Friday, March 7, 2014
Book Review: This is the Story of a Happy Marriage by Ann Patchett
Author: Ann Patchett
Enjoyment Rating: *****
This book would be rated: PG-13, maybe? No sex, no violence, no offensive language, but it's a book that probably wouldn't appeal to a kid
I've read several of Ann Patchett's novels over the years (Bel Canto, Run) and I fell in love with her when I read State of Wonder a few years ago. So when I saw that she had a new book out, I ordered it ASAP. I knew that this book was nonfiction, but I wasn't sure what to expect. Perhaps a memoir about marriage? I knew that she'd been married and divorced when she was young, and later remarried, so I was expecting a straightforward story about her marriages.
That's not what This is the Story of a Happy Marriage is. And, I guess, it is. The book is actually a compilation of pieces that Patchett has written over the years. She starts the book by talking about the process of its creation. For many years, as she was trying to establish herself as a novelist, she paid the bills by writing nonfiction pieces for magazines. When someone suggested that she publish some of these essays and articles as a compilation, she read through them, picked a bunch, put them in chronological order, added a few new essays to fill in the gaps, and published.

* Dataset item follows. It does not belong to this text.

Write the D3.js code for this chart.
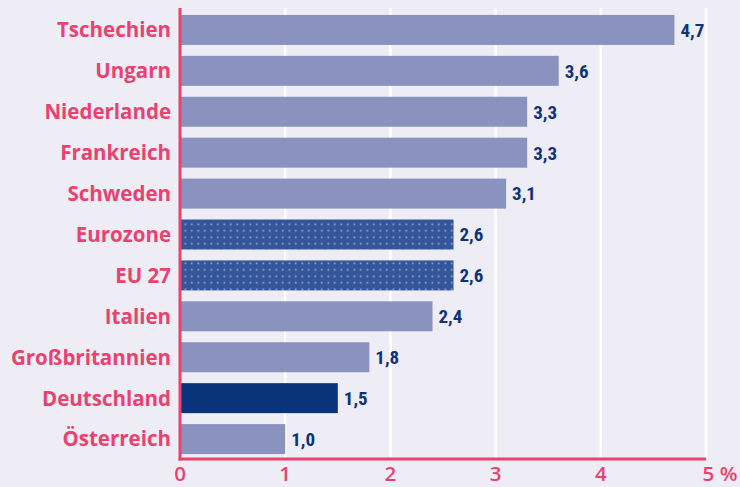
<!DOCTYPE html>
<html><head><meta charset="utf-8">
<script src="https://cdn.jsdelivr.net/npm/d3@7"></script>
<style>body{margin:0;background:#eeecf5;}svg{display:block;}</style>
</head><body>
<script>
const categories = ["Tschechien","Ungarn","Niederlande","Frankreich","Schweden","Eurozone","EU 27","Italien","Großbritannien","Deutschland","Österreich"];
const values = [4.7,3.6,3.3,3.3,3.1,2.6,2.6,2.4,1.8,1.5,1.0];
const barTypes = ["normal","normal","normal","normal","normal","dotted","dotted","normal","normal","highlight","normal"];
const tickValues = [0,1,2,3,4,5];
const tickLabels = ["0","1","2","3","4","5 %"];

const W = 740, H = 487;
const svg = d3.select("body").append("svg").attr("width", W).attr("height", H);
svg.append("rect").attr("width", W).attr("height", H).attr("fill", "#eeecf5");

const defs = svg.append("defs");
const pat = defs.append("pattern").attr("id","dots").attr("patternUnits","userSpaceOnUse")
  .attr("width",6.5).attr("height",6.5);
pat.append("rect").attr("width",6.5).attr("height",6.5).attr("fill","#34559a");
pat.append("rect").attr("x",2.5).attr("y",2.5).attr("width",1.6).attr("height",1.6).attr("fill","#a3b0d6");

const x = d3.scaleLinear().domain([0,5]).range([180,706]);
const y = d3.scaleBand().domain(categories).range([9.5, 459.5]).paddingInner(0.267).paddingOuter(0.133);

// grid
svg.append("g").selectAll("line").data(tickValues.filter(d=>d>0)).join("line")
  .attr("x1", d=>x(d)).attr("x2", d=>x(d)).attr("y1", 8).attr("y2", 459)
  .attr("stroke", "#ffffff").attr("stroke-width", 2.5);

const fills = {normal:"#8a92bf", dotted:"url(#dots)", highlight:"#0a347a"};
svg.append("g").selectAll("rect").data(categories).join("rect")
  .attr("x", x(0)).attr("y", d=>y(d))
  .attr("width", (d,i)=>x(values[i])-x(0)).attr("height", y.bandwidth())
  .attr("fill", (d,i)=>fills[barTypes[i]]);

// value labels
svg.append("g").selectAll("text").data(categories).join("text")
  .attr("x", (d,i)=>x(values[i])+6).attr("y", d=>y(d)+y.bandwidth()/2)
  .attr("dy","0.36em")
  .attr("font-family","'Liberation Sans Narrow','Roboto Condensed','Open Sans',sans-serif")
  .attr("font-weight","bold").attr("font-size",19).attr("fill","#0d3378")
  .text((d,i)=>d3.format(".1f")(values[i]).replace(".",","));

// category labels
svg.append("g").selectAll("text").data(categories).join("text")
  .attr("x", 171).attr("y", d=>y(d)+y.bandwidth()/2).attr("dy","0.36em")
  .attr("text-anchor","end")
  .attr("font-family","'Open Sans',sans-serif").attr("font-weight","bold")
  .attr("font-size",20.5).attr("fill","#e8436f")
  .text(d=>d);

// axes lines
svg.append("line").attr("x1",180).attr("x2",180).attr("y1",8).attr("y2",460.5)
  .attr("stroke","#e8436f").attr("stroke-width",3);
svg.append("line").attr("x1",178.5).attr("x2",x(5)).attr("y1",459).attr("y2",459)
  .attr("stroke","#e8436f").attr("stroke-width",3);

// tick labels
svg.append("g").selectAll("text").data(tickValues).join("text")
  .attr("x", d=>x(d) + (d===5?14:0)).attr("y", 481)
  .attr("text-anchor","middle")
  .attr("font-family","'Open Sans',sans-serif").attr("font-weight","600")
  .attr("font-size",20.5).attr("fill","#e8436f")
  .text((d,i)=>tickLabels[i]);
</script>
</body></html>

What I didn't expect was that I would learn so much about writing from reading this book. Patchett studied writing at Sarah Lawrence and the Iowa Writers' Workshop, then taught writing and had many writing fellowships, and lots of what she does is talk about her process as a writer. I often worry that I'm living an interesting enough life to be a great writer, but I think Patchett would say (and I would agree) that it's not about living an interesting life as much as it's about doing the work of being a writer (putting pen to paper every day). I particularly loved her stories about her grandmother and her trip in a Winnebago, but every essay was great. Although they don't seem to necessarily have a unifying thread, they come together in a way that gives us as a reader a really rounded picture of her as a writer.
As I was reading, I kept comparing this book to Mary Roach's My Planet. In both cases, the books are written by writers whose work I admire, but I find This is the Story of a Happy Marriage to be a much more successful compilation. The difference, I think, is that the essays in My Planet are all written for the same publication (Reader's Digest), and are all roughly the same length and in the same format. The fact that the pieces in This is the Story of a Happy Marriage are written for a wide variety of publications (and some are even transcripts of talks) make for a much more varied, more interesting reading experience.
As a writer, I'm mostly just sad that I'm done reading the book. While I was reading, I had great ideas for two new novels and for a couple of essays, and I've done exactly nothing with any of them. I miss my grad school days with its deadlines and grades-- they were always a great motivator to get me writing.